Structured recommendations with accountability lower that barrier by transforming “I should try strategy games sometime” into “Tim recommended Stellaris and I’m reviewing it in Episode 10.” The external motivation creates an obligation that overcomes inertia whilst the budget constraint removes the financial excuse. The format acknowledges that most genre exploration requires pushing rather than waiting for organic interest to develop.
The Tuesday Game Nights
The announcement of Tuesday game nights for “really really friendly, grumpy bastards” provides ongoing structure beyond Episode 10’s verdict. The recommendations aren’t isolated assignments but potential additions to a regular rotation of games played together.
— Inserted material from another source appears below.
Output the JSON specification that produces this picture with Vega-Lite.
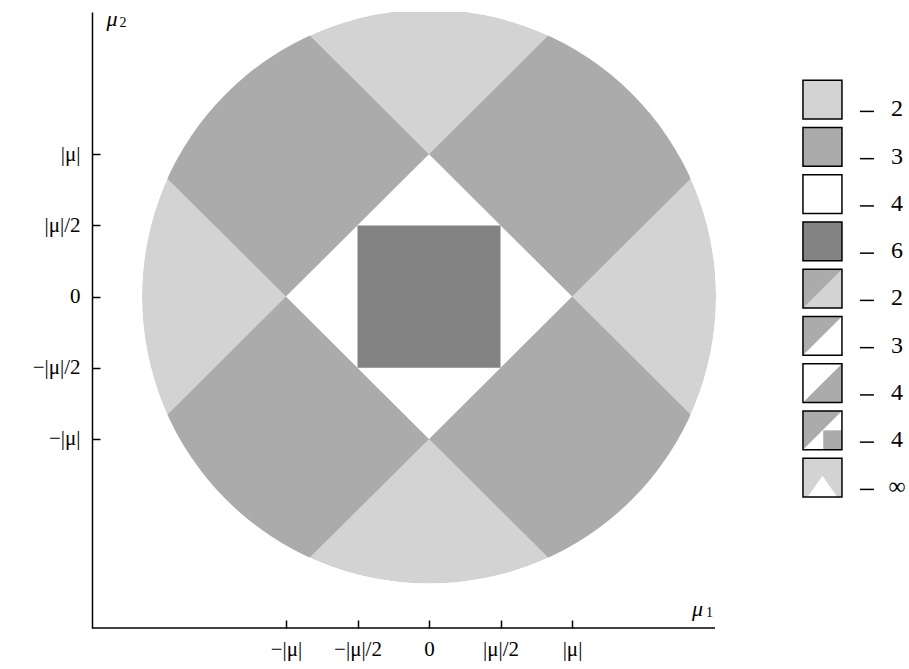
{
  "$schema": "https://vega.github.io/schema/vega-lite/v6.json",
  "width": 817,
  "height": 616,
  "autosize": {"type": "none"},
  "padding": {"left": 92, "top": 12, "right": 0, "bottom": 41},
  "config": {
    "view": {"stroke": null},
    "font": "Liberation Serif",
    "axis": {"grid": false, "title": null, "tickColor": "black", "tickWidth": 1.5, "tickSize": -8, "labelFontSize": 21, "labelColor": "black", "labelFont": "Liberation Serif", "domainColor": "black", "domainWidth": 1.5, "zindex": 1},
    "axisX": {"domain": false, "labelPadding": 18},
    "axisY": {"domain": true, "labelPadding": 20}
  },
  "layer": [
    {
      "data": {"values": [{"cx": 0, "cy": 0}]},
      "mark": {"type": "arc", "fill": "#d3d3d3", "radius": 287, "theta": 0, "theta2": 6.2832, "clip": true},
      "encoding": {
        "x": {"field": "cx", "type": "quantitative", "title": null, "scale": {"domain": [-2.357, 3.357], "nice": false, "zero": false},
          "axis": {"zindex": 2, "values": [-1, -0.5, 0, 0.5, 1], "labelExpr": "datum.value == -1 ? '−|μ|' : datum.value == -0.5 ? '−|μ|/2' : datum.value == 0 ? '0' : datum.value == 0.5 ? '|μ|/2' : '|μ|'"}},
        "y": {"field": "cy", "type": "quantitative", "title": null, "scale": {"domain": [-2.329, 2.0], "nice": false, "zero": false},
          "axis": {"zindex": 2, "values": [-1, -0.5, 0, 0.5, 1], "labelExpr": "datum.value == -1 ? '−|μ|' : datum.value == -0.5 ? '−|μ|/2' : datum.value == 0 ? '0' : datum.value == 0.5 ? '|μ|/2' : '|μ|'"}}
      }
    },
    {
      "data": {"values": [
        {"strip": "UR", "x": 0, "lo": 1, "hi": 1},
        {"strip": "UR", "x": 0.95, "lo": 0.05, "hi": 1.95},
        {"strip": "UR", "x": 1, "lo": 0, "hi": 1.9},
        {"strip": "UR", "x": 1.95, "lo": 0.95, "hi": 0.95},
        {"strip": "UL", "x": -1.95, "lo": 0.95, "hi": 0.95},
        {"strip": "UL", "x": -1, "lo": 0, "hi": 1.9},
        {"strip": "UL", "x": -0.95, "lo": 0.05, "hi": 1.95},
        {"strip": "UL", "x": 0, "lo": 1, "hi": 1},
        {"strip": "LR", "x": 0, "lo": -1, "hi": -1},
        {"strip": "LR", "x": 0.95, "lo": -1.95, "hi": -0.05},
        {"strip": "LR", "x": 1, "lo": -1.9, "hi": 0},
        {"strip": "LR", "x": 1.95, "lo": -0.95, "hi": -0.95},
        {"strip": "LL", "x": -1.95, "lo": -0.95, "hi": -0.95},
        {"strip": "LL", "x": -1, "lo": -1.9, "hi": 0},
        {"strip": "LL", "x": -0.95, "lo": -1.95, "hi": -0.05},
        {"strip": "LL", "x": 0, "lo": -1, "hi": -1}
      ]},
      "mark": {"type": "area", "fill": "#ababab", "clip": true},
      "encoding": {
        "x": {"field": "x", "type": "quantitative", "title": null},
        "y": {"field": "lo", "type": "quantitative", "title": null, "stack": null},
        "y2": {"field": "hi"},
        "detail": {"field": "strip"}
      }
    },
    {
      "data": {"values": [{"cx": 0, "cy": 0}]},
      "mark": {"type": "arc", "fill": "white", "radius": 318, "radius2": 287, "theta": 0, "theta2": 6.2832, "clip": true},
      "encoding": {
        "x": {"field": "cx", "type": "quantitative", "title": null},
        "y": {"field": "cy", "type": "quantitative", "title": null}
      }
    },
    {
      "data": {"values": [
        {"x": -1, "lo": 0, "hi": 0},
        {"x": 0, "lo": -1, "hi": 1},
        {"x": 1, "lo": 0, "hi": 0}
      ]},
      "mark": {"type": "area", "fill": "white"},
      "encoding": {
        "x": {"field": "x", "type": "quantitative", "title": null},
        "y": {"field": "lo", "type": "quantitative", "title": null, "stack": null},
        "y2": {"field": "hi"}
      }
    },
    {
      "data": {"values": [{"x1": -0.5, "x2": 0.5, "y1": -0.5, "y2": 0.5}]},
      "mark": {"type": "rect", "fill": "#838383"},
      "encoding": {
        "x": {"field": "x1", "type": "quantitative", "title": null},
        "x2": {"field": "x2"},
        "y": {"field": "y1", "type": "quantitative", "title": null},
        "y2": {"field": "y2"}
      }
    },
    {
      "data": {"values": [{"x1": -2.357, "x2": 2.0, "y": -2.329}]},
      "mark": {"type": "rule", "color": "black", "strokeWidth": 1.5},
      "encoding": {
        "x": {"field": "x1", "type": "quantitative", "title": null},
        "x2": {"field": "x2"},
        "y": {"field": "y", "type": "quantitative", "title": null}
      }
    },
    {
      "data": {"values": [
        {"label": "μ", "x": -2.217, "y": 1.954},
        {"label": "μ", "x": 1.878, "y": -2.193}
      ]},
      "mark": {"type": "text", "font": "Liberation Serif", "fontStyle": "italic", "fontSize": 22, "color": "black", "align": "center", "baseline": "middle"},
      "encoding": {
        "x": {"field": "x", "type": "quantitative", "title": null},
        "y": {"field": "y", "type": "quantitative", "title": null},
        "text": {"field": "label"}
      }
    },
    {
      "data": {"values": [
        {"label": "2", "x": -2.140, "y": 1.926},
        {"label": "1", "x": 1.962, "y": -2.221}
      ]},
      "mark": {"type": "text", "font": "Liberation Serif", "fontSize": 14, "color": "black", "align": "center", "baseline": "middle"},
      "encoding": {
        "x": {"field": "x", "type": "quantitative", "title": null},
        "y": {"field": "y", "type": "quantitative", "title": null},
        "text": {"field": "label"}
      }
    },
    {
      "data": {"values": [
        {"row": 1, "x0": 2.6154, "x1": 2.8881, "t": 1.5205, "b": 1.2482, "shade": "light"},
        {"row": 2, "x0": 2.6154, "x1": 2.8881, "t": 1.1885, "b": 0.9162, "shade": "medium"},
        {"row": 3, "x0": 2.6154, "x1": 2.8881, "t": 0.8564, "b": 0.5842, "shade": "white"},
        {"row": 4, "x0": 2.6154, "x1": 2.8881, "t": 0.5244, "b": 0.2521, "shade": "dark"},
        {"row": 5, "x0": 2.6154, "x1": 2.8881, "t": 0.1923, "b": -0.0799, "shade": "light"},
        {"row": 6, "x0": 2.6154, "x1": 2.8881, "t": -0.1397, "b": -0.4120, "shade": "white"},
        {"row": 7, "x0": 2.6154, "x1": 2.8881, "t": -0.4718, "b": -0.7440, "shade": "white"},
        {"row": 8, "x0": 2.6154, "x1": 2.8881, "t": -0.8038, "b": -1.0761, "shade": "white"},
        {"row": 8.5, "x0": 2.7572, "x1": 2.8881, "t": -0.9399, "b": -1.0761, "shade": "medium"},
        {"row": 9, "x0": 2.6154, "x1": 2.8881, "t": -1.1358, "b": -1.4081, "shade": "light"}
      ]},
      "mark": {"type": "rect"},
      "encoding": {
        "x": {"field": "x0", "type": "quantitative", "title": null},
        "x2": {"field": "x1"},
        "y": {"field": "t", "type": "quantitative", "title": null},
        "y2": {"field": "b"},
        "color": {"field": "shade", "type": "nominal", "legend": null, "scale": {"domain": ["light", "medium", "white", "dark"], "range": ["#d3d3d3", "#ababab", "#ffffff", "#838383"]}}
      }
    },
    {
      "data": {"values": [
        {"id": "r5", "x": 2.6154, "lo": -0.0799, "hi": 0.1923, "shade": "medium"},
        {"id": "r5", "x": 2.8881, "lo": 0.1923, "hi": 0.1923, "shade": "medium"},
        {"id": "r6", "x": 2.6154, "lo": -0.4120, "hi": -0.1397, "shade": "medium"},
        {"id": "r6", "x": 2.8881, "lo": -0.1397, "hi": -0.1397, "shade": "medium"},
        {"id": "r7", "x": 2.6154, "lo": -0.7440, "hi": -0.7440, "shade": "medium"},
        {"id": "r7", "x": 2.8881, "lo": -0.7440, "hi": -0.4718, "shade": "medium"},
        {"id": "r8", "x": 2.6154, "lo": -1.0761, "hi": -0.8038, "shade": "medium"},
        {"id": "r8", "x": 2.8881, "lo": -0.8038, "hi": -0.8038, "shade": "medium"},
        {"id": "r9", "x": 2.6481, "lo": -1.4081, "hi": -1.4081, "shade": "white"},
        {"id": "r9", "x": 2.7518, "lo": -1.4081, "hi": -1.2587, "shade": "white"},
        {"id": "r9", "x": 2.8554, "lo": -1.4081, "hi": -1.4081, "shade": "white"}
      ]},
      "mark": {"type": "area"},
      "encoding": {
        "x": {"field": "x", "type": "quantitative", "title": null},
        "y": {"field": "lo", "type": "quantitative", "title": null, "stack": null},
        "y2": {"field": "hi"},
        "detail": {"field": "id"},
        "color": {"field": "shade", "type": "nominal", "legend": null}
      }
    },
    {
      "data": {"values": [
        {"row": 1, "x0": 2.6154, "x1": 2.8881, "t": 1.5205, "b": 1.2482},
        {"row": 2, "x0": 2.6154, "x1": 2.8881, "t": 1.1885, "b": 0.9162},
        {"row": 3, "x0": 2.6154, "x1": 2.8881, "t": 0.8564, "b": 0.5842},
        {"row": 4, "x0": 2.6154, "x1": 2.8881, "t": 0.5244, "b": 0.2521},
        {"row": 5, "x0": 2.6154, "x1": 2.8881, "t": 0.1923, "b": -0.0799},
        {"row": 6, "x0": 2.6154, "x1": 2.8881, "t": -0.1397, "b": -0.4120},
        {"row": 7, "x0": 2.6154, "x1": 2.8881, "t": -0.4718, "b": -0.7440},
        {"row": 8, "x0": 2.6154, "x1": 2.8881, "t": -0.8038, "b": -1.0761},
        {"row": 9, "x0": 2.6154, "x1": 2.8881, "t": -1.1358, "b": -1.4081}
      ]},
      "mark": {"type": "rect", "fill": null, "stroke": "black", "strokeWidth": 1.5},
      "encoding": {
        "x": {"field": "x0", "type": "quantitative", "title": null},
        "x2": {"field": "x1"},
        "y": {"field": "t", "type": "quantitative", "title": null},
        "y2": {"field": "b"}
      }
    },
    {
      "data": {"values": [
        {"d0": 3.0136, "d1": 3.1118, "y": 1.3014},
        {"d0": 3.0136, "d1": 3.1118, "y": 0.9693},
        {"d0": 3.0136, "d1": 3.1118, "y": 0.6373},
        {"d0": 3.0136, "d1": 3.1118, "y": 0.3052},
        {"d0": 3.0136, "d1": 3.1118, "y": -0.0268},
        {"d0": 3.0136, "d1": 3.1118, "y": -0.3588},
        {"d0": 3.0136, "d1": 3.1118, "y": -0.6909},
        {"d0": 3.0136, "d1": 3.1118, "y": -1.0229},
        {"d0": 3.0136, "d1": 3.1118, "y": -1.3550}
      ]},
      "mark": {"type": "rule", "color": "black", "strokeWidth": 1.5},
      "encoding": {
        "x": {"field": "d0", "type": "quantitative", "title": null},
        "x2": {"field": "d1"},
        "y": {"field": "y", "type": "quantitative", "title": null}
      }
    },
    {
      "data": {"values": [
        {"label": "2", "x": 3.2727, "y": 1.2672},
        {"label": "3", "x": 3.2727, "y": 0.9351},
        {"label": "4", "x": 3.2727, "y": 0.6030},
        {"label": "6", "x": 3.2727, "y": 0.2710},
        {"label": "2", "x": 3.2727, "y": -0.0610},
        {"label": "3", "x": 3.2727, "y": -0.3930},
        {"label": "4", "x": 3.2727, "y": -0.7251},
        {"label": "4", "x": 3.2727, "y": -1.0571},
        {"label": "∞", "x": 3.2727, "y": -1.3892}
      ]},
      "mark": {"type": "text", "font": "Liberation Serif", "fontSize": 24, "color": "black", "align": "center", "baseline": "alphabetic"},
      "encoding": {
        "x": {"field": "x", "type": "quantitative", "title": null},
        "y": {"field": "y", "type": "quantitative", "title": null},
        "text": {"field": "label"}
      }
    }
  ]
}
The social element transforms recommendations from individual experiences into shared activities where co-op features in Far Cry 5, Remnant 2, and Stellaris become opportunities for actual play sessions rather than solo obligations.
Will six recommendations under £10 successfully expand three gamers’ genres or will Episode 10 reveal that comfort zones exist for a reason and pushing boundaries creates resentment rather than discovery?
Either way, Cheeseburger the bear already won, Al’s 6,000 Stellaris hours prove the format’s danger, and Ian’s inevitable disappearance into galaxy conquest will answer whether recommendations should come with missing persons warnings.